-- START DATA BLOCK --

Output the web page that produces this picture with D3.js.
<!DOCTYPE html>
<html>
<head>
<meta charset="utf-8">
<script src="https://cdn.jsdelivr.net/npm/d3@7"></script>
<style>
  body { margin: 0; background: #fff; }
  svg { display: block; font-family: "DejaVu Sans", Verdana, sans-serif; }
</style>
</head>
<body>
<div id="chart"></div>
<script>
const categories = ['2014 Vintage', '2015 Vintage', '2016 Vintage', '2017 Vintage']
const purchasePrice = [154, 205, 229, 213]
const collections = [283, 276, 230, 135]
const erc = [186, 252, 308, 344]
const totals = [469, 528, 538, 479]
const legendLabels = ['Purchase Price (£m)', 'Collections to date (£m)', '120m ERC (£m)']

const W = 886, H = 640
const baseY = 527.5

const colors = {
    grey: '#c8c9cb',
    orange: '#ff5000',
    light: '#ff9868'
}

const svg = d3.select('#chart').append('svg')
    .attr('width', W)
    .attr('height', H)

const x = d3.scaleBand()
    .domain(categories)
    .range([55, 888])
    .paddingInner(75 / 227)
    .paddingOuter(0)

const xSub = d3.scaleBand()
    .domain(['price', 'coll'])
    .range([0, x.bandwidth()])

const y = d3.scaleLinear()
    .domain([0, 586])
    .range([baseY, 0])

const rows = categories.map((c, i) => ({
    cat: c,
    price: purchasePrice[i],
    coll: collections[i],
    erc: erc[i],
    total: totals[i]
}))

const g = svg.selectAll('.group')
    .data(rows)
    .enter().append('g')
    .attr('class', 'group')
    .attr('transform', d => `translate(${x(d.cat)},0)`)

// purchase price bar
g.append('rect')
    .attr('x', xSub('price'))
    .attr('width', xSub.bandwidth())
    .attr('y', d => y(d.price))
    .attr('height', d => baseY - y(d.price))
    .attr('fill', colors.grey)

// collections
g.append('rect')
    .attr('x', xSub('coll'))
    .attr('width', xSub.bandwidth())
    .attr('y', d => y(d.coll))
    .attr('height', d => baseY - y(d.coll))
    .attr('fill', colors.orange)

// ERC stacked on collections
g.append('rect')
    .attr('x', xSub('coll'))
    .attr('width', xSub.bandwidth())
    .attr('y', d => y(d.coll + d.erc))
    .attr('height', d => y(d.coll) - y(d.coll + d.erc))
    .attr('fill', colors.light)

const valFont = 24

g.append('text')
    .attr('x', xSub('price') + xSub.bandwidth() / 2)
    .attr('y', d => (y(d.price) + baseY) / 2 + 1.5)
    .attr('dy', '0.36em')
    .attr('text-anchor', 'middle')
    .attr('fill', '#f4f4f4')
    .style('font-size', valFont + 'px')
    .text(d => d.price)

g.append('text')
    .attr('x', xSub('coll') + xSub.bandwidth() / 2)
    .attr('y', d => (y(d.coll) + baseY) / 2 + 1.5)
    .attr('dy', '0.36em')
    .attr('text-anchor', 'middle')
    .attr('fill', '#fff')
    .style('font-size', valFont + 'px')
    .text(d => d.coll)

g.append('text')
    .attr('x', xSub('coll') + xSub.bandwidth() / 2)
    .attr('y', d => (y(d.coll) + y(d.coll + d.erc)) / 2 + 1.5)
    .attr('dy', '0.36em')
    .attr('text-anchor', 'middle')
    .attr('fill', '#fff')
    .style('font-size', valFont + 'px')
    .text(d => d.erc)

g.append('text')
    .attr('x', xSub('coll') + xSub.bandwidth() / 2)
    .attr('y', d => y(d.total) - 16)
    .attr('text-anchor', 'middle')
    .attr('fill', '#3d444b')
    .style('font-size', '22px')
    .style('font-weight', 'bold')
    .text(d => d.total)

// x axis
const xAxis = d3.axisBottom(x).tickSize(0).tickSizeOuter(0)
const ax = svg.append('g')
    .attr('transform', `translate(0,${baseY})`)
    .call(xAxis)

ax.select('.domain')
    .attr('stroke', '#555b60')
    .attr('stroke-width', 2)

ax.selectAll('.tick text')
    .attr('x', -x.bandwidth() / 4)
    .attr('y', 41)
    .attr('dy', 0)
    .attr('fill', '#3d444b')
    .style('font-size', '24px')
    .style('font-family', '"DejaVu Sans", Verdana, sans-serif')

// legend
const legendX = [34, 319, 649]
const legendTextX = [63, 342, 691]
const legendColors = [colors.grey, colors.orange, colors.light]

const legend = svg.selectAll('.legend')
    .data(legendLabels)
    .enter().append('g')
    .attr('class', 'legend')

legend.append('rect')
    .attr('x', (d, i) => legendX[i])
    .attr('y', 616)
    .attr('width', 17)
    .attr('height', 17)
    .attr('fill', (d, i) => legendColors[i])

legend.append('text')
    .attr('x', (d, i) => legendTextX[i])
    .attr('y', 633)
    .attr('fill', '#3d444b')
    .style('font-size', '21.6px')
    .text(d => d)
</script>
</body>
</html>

-- END DATA BLOCK --

TASK OBJECTIVE >> Recite the full listing above exactly.

REPLY TO THE TASK >>
Output the web page that produces this picture with D3.js.
<!DOCTYPE html>
<html>
<head>
<meta charset="utf-8">
<script src="https://cdn.jsdelivr.net/npm/d3@7"></script>
<style>
  body { margin: 0; background: #fff; }
  svg { display: block; font-family: "DejaVu Sans", Verdana, sans-serif; }
</style>
</head>
<body>
<div id="chart"></div>
<script>
const categories = ['2014 Vintage', '2015 Vintage', '2016 Vintage', '2017 Vintage']
const purchasePrice = [154, 205, 229, 213]
const collections = [283, 276, 230, 135]
const erc = [186, 252, 308, 344]
const totals = [469, 528, 538, 479]
const legendLabels = ['Purchase Price (£m)', 'Collections to date (£m)', '120m ERC (£m)']

const W = 886, H = 640
const baseY = 527.5

const colors = {
    grey: '#c8c9cb',
    orange: '#ff5000',
    light: '#ff9868'
}

const svg = d3.select('#chart').append('svg')
    .attr('width', W)
    .attr('height', H)

const x = d3.scaleBand()
    .domain(categories)
    .range([55, 888])
    .paddingInner(75 / 227)
    .paddingOuter(0)

const xSub = d3.scaleBand()
    .domain(['price', 'coll'])
    .range([0, x.bandwidth()])

const y = d3.scaleLinear()
    .domain([0, 586])
    .range([baseY, 0])

const rows = categories.map((c, i) => ({
    cat: c,
    price: purchasePrice[i],
    coll: collections[i],
    erc: erc[i],
    total: totals[i]
}))

const g = svg.selectAll('.group')
    .data(rows)
    .enter().append('g')
    .attr('class', 'group')
    .attr('transform', d => `translate(${x(d.cat)},0)`)

// purchase price bar
g.append('rect')
    .attr('x', xSub('price'))
    .attr('width', xSub.bandwidth())
    .attr('y', d => y(d.price))
    .attr('height', d => baseY - y(d.price))
    .attr('fill', colors.grey)

// collections
g.append('rect')
    .attr('x', xSub('coll'))
    .attr('width', xSub.bandwidth())
    .attr('y', d => y(d.coll))
    .attr('height', d => baseY - y(d.coll))
    .attr('fill', colors.orange)

// ERC stacked on collections
g.append('rect')
    .attr('x', xSub('coll'))
    .attr('width', xSub.bandwidth())
    .attr('y', d => y(d.coll + d.erc))
    .attr('height', d => y(d.coll) - y(d.coll + d.erc))
    .attr('fill', colors.light)

const valFont = 24

g.append('text')
    .attr('x', xSub('price') + xSub.bandwidth() / 2)
    .attr('y', d => (y(d.price) + baseY) / 2 + 1.5)
    .attr('dy', '0.36em')
    .attr('text-anchor', 'middle')
    .attr('fill', '#f4f4f4')
    .style('font-size', valFont + 'px')
    .text(d => d.price)

g.append('text')
    .attr('x', xSub('coll') + xSub.bandwidth() / 2)
    .attr('y', d => (y(d.coll) + baseY) / 2 + 1.5)
    .attr('dy', '0.36em')
    .attr('text-anchor', 'middle')
    .attr('fill', '#fff')
    .style('font-size', valFont + 'px')
    .text(d => d.coll)

g.append('text')
    .attr('x', xSub('coll') + xSub.bandwidth() / 2)
    .attr('y', d => (y(d.coll) + y(d.coll + d.erc)) / 2 + 1.5)
    .attr('dy', '0.36em')
    .attr('text-anchor', 'middle')
    .attr('fill', '#fff')
    .style('font-size', valFont + 'px')
    .text(d => d.erc)

g.append('text')
    .attr('x', xSub('coll') + xSub.bandwidth() / 2)
    .attr('y', d => y(d.total) - 16)
    .attr('text-anchor', 'middle')
    .attr('fill', '#3d444b')
    .style('font-size', '22px')
    .style('font-weight', 'bold')
    .text(d => d.total)

// x axis
const xAxis = d3.axisBottom(x).tickSize(0).tickSizeOuter(0)
const ax = svg.append('g')
    .attr('transform', `translate(0,${baseY})`)
    .call(xAxis)

ax.select('.domain')
    .attr('stroke', '#555b60')
    .attr('stroke-width', 2)

ax.selectAll('.tick text')
    .attr('x', -x.bandwidth() / 4)
    .attr('y', 41)
    .attr('dy', 0)
    .attr('fill', '#3d444b')
    .style('font-size', '24px')
    .style('font-family', '"DejaVu Sans", Verdana, sans-serif')

// legend
const legendX = [34, 319, 649]
const legendTextX = [63, 342, 691]
const legendColors = [colors.grey, colors.orange, colors.light]

const legend = svg.selectAll('.legend')
    .data(legendLabels)
    .enter().append('g')
    .attr('class', 'legend')

legend.append('rect')
    .attr('x', (d, i) => legendX[i])
    .attr('y', 616)
    .attr('width', 17)
    .attr('height', 17)
    .attr('fill', (d, i) => legendColors[i])

legend.append('text')
    .attr('x', (d, i) => legendTextX[i])
    .attr('y', 633)
    .attr('fill', '#3d444b')
    .style('font-size', '21.6px')
    .text(d => d)
</script>
</body>
</html>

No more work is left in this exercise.